Today, that pain is fueling her determination to identify and protect vulnerable Hazara women and children who face an increasingly desperate situation under Taliban rule.
It has been heartbreaking and exhausting work, she acknowledges. “I go through different emotions,” she says, sitting on the back deck of her home in the comfortable neighborhood of Vaughan, north of Toronto. “From being very hopeful that I can do something now that I’m an adult and I’m here, not like the last time when I was a kid, I was just helpless.
“But then feeling really angry about why this happened … to feeling helpless again, like there is so much need and I cannot do much.”
Ms. Bahman has been an activist on behalf of her minority since arriving in Canada nearly 15 years ago.

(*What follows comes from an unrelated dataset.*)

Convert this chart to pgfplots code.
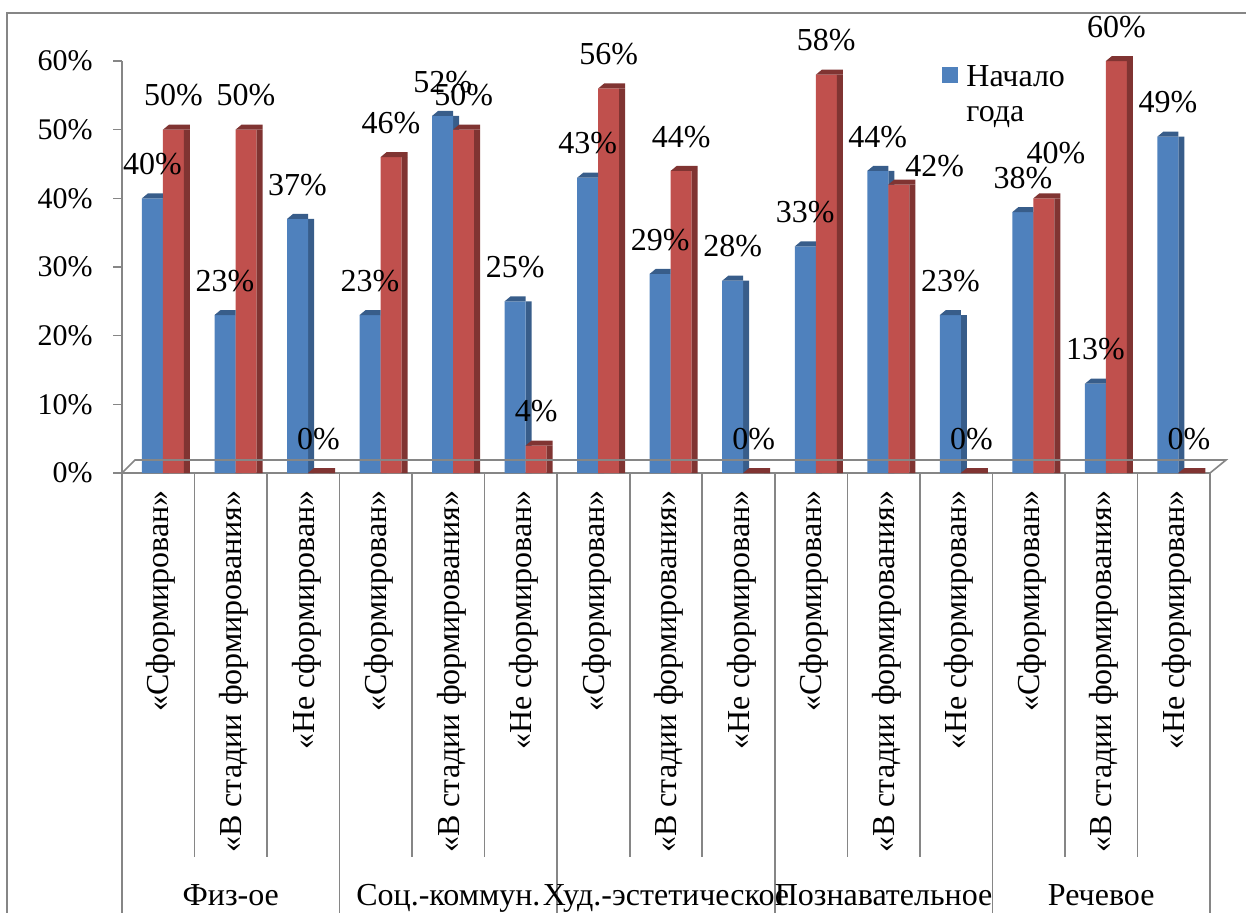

The predominantly Shiite Muslim Hazaras, who some say are descended from Genghis Khan’s army, often have Asian features and have suffered persecution in Afghanistan for over a century.
The “Hazara” label was almost used as a swear word, she says. “You’re ugly, you’re Hazara; you’re backwards, you’re Hazara,” she heard as she grew up.

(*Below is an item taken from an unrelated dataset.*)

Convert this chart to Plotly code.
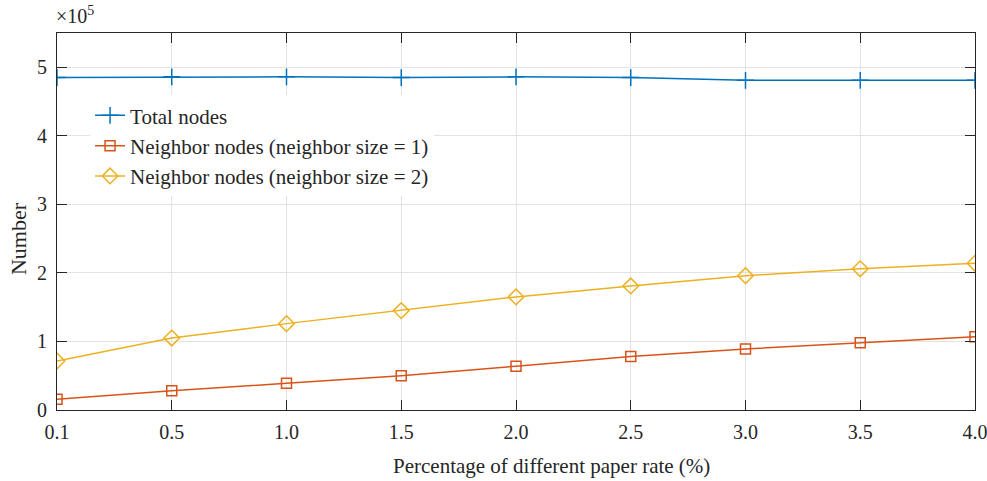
import plotly.graph_objects as go

rates = ["0.1", "0.5", "1.0", "1.5", "2.0", "2.5", "3.0", "3.5", "4.0"]
total_nodes = [4.85, 4.86, 4.86, 4.85, 4.86, 4.85, 4.81, 4.81, 4.81]
neighbor_1 = [0.156, 0.28, 0.39, 0.50, 0.64, 0.78, 0.89, 0.98, 1.07]
neighbor_2 = [0.716, 1.05, 1.26, 1.45, 1.65, 1.81, 1.96, 2.06, 2.14]
scale = 1e5
y_ticks = [0, 1, 2, 3, 4, 5]

FONT = "Liberation Serif, Times New Roman, serif"
AX = "#262626"
FS = 21

fig = go.Figure()
series = [
    ("Total nodes", total_nodes, "#0072BD", "cross-thin-open", 12),
    ("Neighbor nodes (neighbor size = 1)", neighbor_1, "#D95319", "square-open", 10),
    ("Neighbor nodes (neighbor size = 2)", neighbor_2, "#EDB120", "diamond-open", 12),
]
for name, vals, col, sym, sz in series:
    fig.add_trace(go.Scatter(
        x=rates, y=[v * scale for v in vals], name=name, mode="lines+markers",
        line=dict(color=col, width=1.5),
        marker=dict(symbol=sym, size=sz, color=col, line=dict(color=col, width=1.5)),
    ))

axis_common = dict(
    showline=True, linecolor=AX, linewidth=1.2, mirror="ticks",
    ticks="inside", ticklen=10, tickcolor=AX, tickwidth=1.2,
    showgrid=True, gridcolor="#e3e3e3", gridwidth=1, zeroline=False,
    tickfont=dict(family=FONT, size=20, color=AX), automargin=False,
)
fig.update_xaxes(type="category", range=[0, 8], ticklabelstandoff=4, **axis_common)
fig.update_yaxes(
    range=[0, 5.5 * scale], tickvals=[t * scale for t in y_ticks], ticktext=[str(t) for t in y_ticks],
    ticklabelstandoff=5, **axis_common,
)
# axis titles (placed as in the reference)
fig.add_annotation(
    xref="paper", yref="paper", x=0.539, y=-0.1485, xanchor="center", yanchor="middle",
    text="Percentage of different paper rate (%)", showarrow=False,
    font=dict(family=FONT, size=21, color=AX),
)
fig.add_annotation(
    xref="paper", yref="paper", x=-0.0425, y=0.456, xanchor="center", yanchor="middle",
    text="Number", textangle=-90, showarrow=False,
    font=dict(family=FONT, size=22, color=AX),
)
fig.add_annotation(
    xref="paper", yref="paper", x=0, y=1, xanchor="left", yanchor="bottom", yshift=4, xshift=-3,
    text="×10<sup>5</sup>", showarrow=False, font=dict(family=FONT, size=20, color=AX),
)
fig.update_layout(
    width=987, height=481,
    margin=dict(l=57, r=12, t=33, b=71),
    plot_bgcolor="white", paper_bgcolor="white",
    font=dict(family=FONT, size=FS, color=AX),
    showlegend=True,
    legend=dict(
        x=0.036, y=0.835, xanchor="left", yanchor="top",
        bgcolor="white", borderwidth=0,
        font=dict(family=FONT, size=FS, color=AX),
        itemwidth=30, tracegroupgap=0,
    ),
)
fig.write_html("out.html", config={"displayModeBar": False},
               post_script="document.body.style.margin='0';document.body.style.overflow='hidden';")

The Sunni Muslim Taliban was particularly brutal when it ruled in the 1990s, and international human rights groups have issued dire warnings about the Hazaras’ safety now, threatened by both the government and a rival Islamic State affiliate group.
Before the fall of Kabul, Canadian Immigration Minister Marco Mendicino announced a program to resettle 20,000 of the most vulnerable Afghans. Priority groups included those who had helped the Canadian army and religious minorities such as Sikhs and Hindus.

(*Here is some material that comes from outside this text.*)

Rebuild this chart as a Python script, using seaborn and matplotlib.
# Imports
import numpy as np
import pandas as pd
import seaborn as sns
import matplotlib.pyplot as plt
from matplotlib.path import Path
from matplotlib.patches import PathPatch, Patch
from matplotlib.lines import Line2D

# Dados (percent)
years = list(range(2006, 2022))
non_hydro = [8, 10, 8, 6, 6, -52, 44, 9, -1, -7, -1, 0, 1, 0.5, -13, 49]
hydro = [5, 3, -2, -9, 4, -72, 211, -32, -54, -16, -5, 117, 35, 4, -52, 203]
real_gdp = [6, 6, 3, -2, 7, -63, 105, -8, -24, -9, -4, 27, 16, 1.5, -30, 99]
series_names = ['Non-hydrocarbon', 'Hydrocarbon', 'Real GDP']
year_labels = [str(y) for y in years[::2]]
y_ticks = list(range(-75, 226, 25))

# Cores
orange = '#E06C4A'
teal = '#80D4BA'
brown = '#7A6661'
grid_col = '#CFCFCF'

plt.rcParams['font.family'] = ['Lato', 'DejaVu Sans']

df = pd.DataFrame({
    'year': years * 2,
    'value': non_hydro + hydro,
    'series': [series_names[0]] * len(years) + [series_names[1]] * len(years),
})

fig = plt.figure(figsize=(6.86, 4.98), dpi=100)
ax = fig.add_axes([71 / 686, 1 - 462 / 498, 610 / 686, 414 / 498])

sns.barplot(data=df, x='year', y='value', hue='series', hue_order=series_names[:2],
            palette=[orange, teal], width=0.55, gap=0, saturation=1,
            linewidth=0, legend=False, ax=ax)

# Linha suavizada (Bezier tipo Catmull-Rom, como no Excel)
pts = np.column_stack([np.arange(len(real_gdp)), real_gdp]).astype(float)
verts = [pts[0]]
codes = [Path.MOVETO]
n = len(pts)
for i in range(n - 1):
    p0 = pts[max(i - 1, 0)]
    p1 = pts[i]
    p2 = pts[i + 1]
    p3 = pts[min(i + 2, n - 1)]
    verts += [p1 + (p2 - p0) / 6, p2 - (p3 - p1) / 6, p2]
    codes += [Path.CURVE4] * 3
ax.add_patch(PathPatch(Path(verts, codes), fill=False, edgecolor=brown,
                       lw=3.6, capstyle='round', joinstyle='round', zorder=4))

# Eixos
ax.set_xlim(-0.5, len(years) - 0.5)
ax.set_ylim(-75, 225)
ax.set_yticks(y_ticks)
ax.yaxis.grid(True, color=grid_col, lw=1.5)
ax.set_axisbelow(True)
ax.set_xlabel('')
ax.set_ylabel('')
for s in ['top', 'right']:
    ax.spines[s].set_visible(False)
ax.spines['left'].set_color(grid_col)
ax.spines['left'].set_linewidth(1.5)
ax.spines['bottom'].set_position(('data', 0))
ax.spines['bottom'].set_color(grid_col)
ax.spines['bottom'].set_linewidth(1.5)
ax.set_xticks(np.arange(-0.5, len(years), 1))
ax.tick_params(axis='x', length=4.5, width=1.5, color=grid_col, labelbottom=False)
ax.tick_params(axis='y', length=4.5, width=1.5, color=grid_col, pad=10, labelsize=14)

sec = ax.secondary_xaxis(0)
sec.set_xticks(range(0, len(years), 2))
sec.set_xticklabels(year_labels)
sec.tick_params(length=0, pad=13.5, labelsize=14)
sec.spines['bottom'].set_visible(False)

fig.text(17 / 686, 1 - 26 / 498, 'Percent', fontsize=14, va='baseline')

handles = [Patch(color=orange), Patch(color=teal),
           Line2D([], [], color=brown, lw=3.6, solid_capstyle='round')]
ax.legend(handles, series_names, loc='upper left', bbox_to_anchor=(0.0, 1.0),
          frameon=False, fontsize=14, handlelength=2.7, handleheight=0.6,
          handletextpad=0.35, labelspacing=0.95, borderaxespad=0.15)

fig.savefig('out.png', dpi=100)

But not Hazaras. Ms. Bahman decided to do something about that.
As images of desperate Afghans pushing their way onto evacuation planes in Kabul shocked viewers around the world in August, she joined a group of refugee advocates and successfully pressed for a meeting with Mr. Mendicino. He was persuaded that Hazaras should be listed, and promised that Canada would “move heaven and earth to help.”
But as the details of how the program will work are developed, Ms. Bahman is keeping up the pressure, which is key to the Hazaras’ protection, says Stephen Watt, a leader of the refugee cause in Canada.
“It’s hard to make the case that these are people in need of help if you don’t know about them or their unique history of persecution,” he says. “Halima is both extremely articulate about the situation as an advocate and is somebody who personally experienced one of the worst massacres of Hazara history.”
Ms. Bahman says her advocacy work grew from her direct exposure to terror in Mazar-e-Sharif. The Taliban had threatened to kill every male Hazara between ages 7 and 70, and rounded up thousands of them. She once visited a holding center, she recalls, and still thinks about what may have happened to them.
In Canada, she began working with women specifically because of the discrimination they have long faced, and co-founded the Hazara Women’s Organization last year. “Being underprivileged or being oppressed is not something you should be ashamed of. It’s something you have to address and change,” she says. “There is so much beauty in being Hazara.”
She says that when she first arrived in Canada she often found herself the only woman at the table. But that has started to change, with a new generation of Hazara refugees in Canada who are today responding to the crisis. Tahira Razai is one of them.
“Women have always been oppressed. They have always been pushed down and told ‘you can’t do it; you can’t lead the community,’” she says. “Once given the opportunity, [women] will show they can do it.” She met Ms. Bahman at a demonstration in Toronto to bring attention to the plight of the Hazaras, and the two women continue to work together.
Their priority now is to find safe houses for the Hazara families in Afghanistan with whom they are in touch, and to try to arrange their clandestine escape from the country. They have not yet succeeded in this, but the need is urgent: The women’s WhatsApp channels are full of grim news about the disappearance and death of their fellow Hazaras, including some of Ms. Bahman’s own family.
“I’m here in my warm home with food. Nothing is my concern. Safety, nothing,” says Ms. Bahman. “I have lived everything close to death that the people are experiencing right now. So I’m just driven by hope, hope that we can save someone’s life.”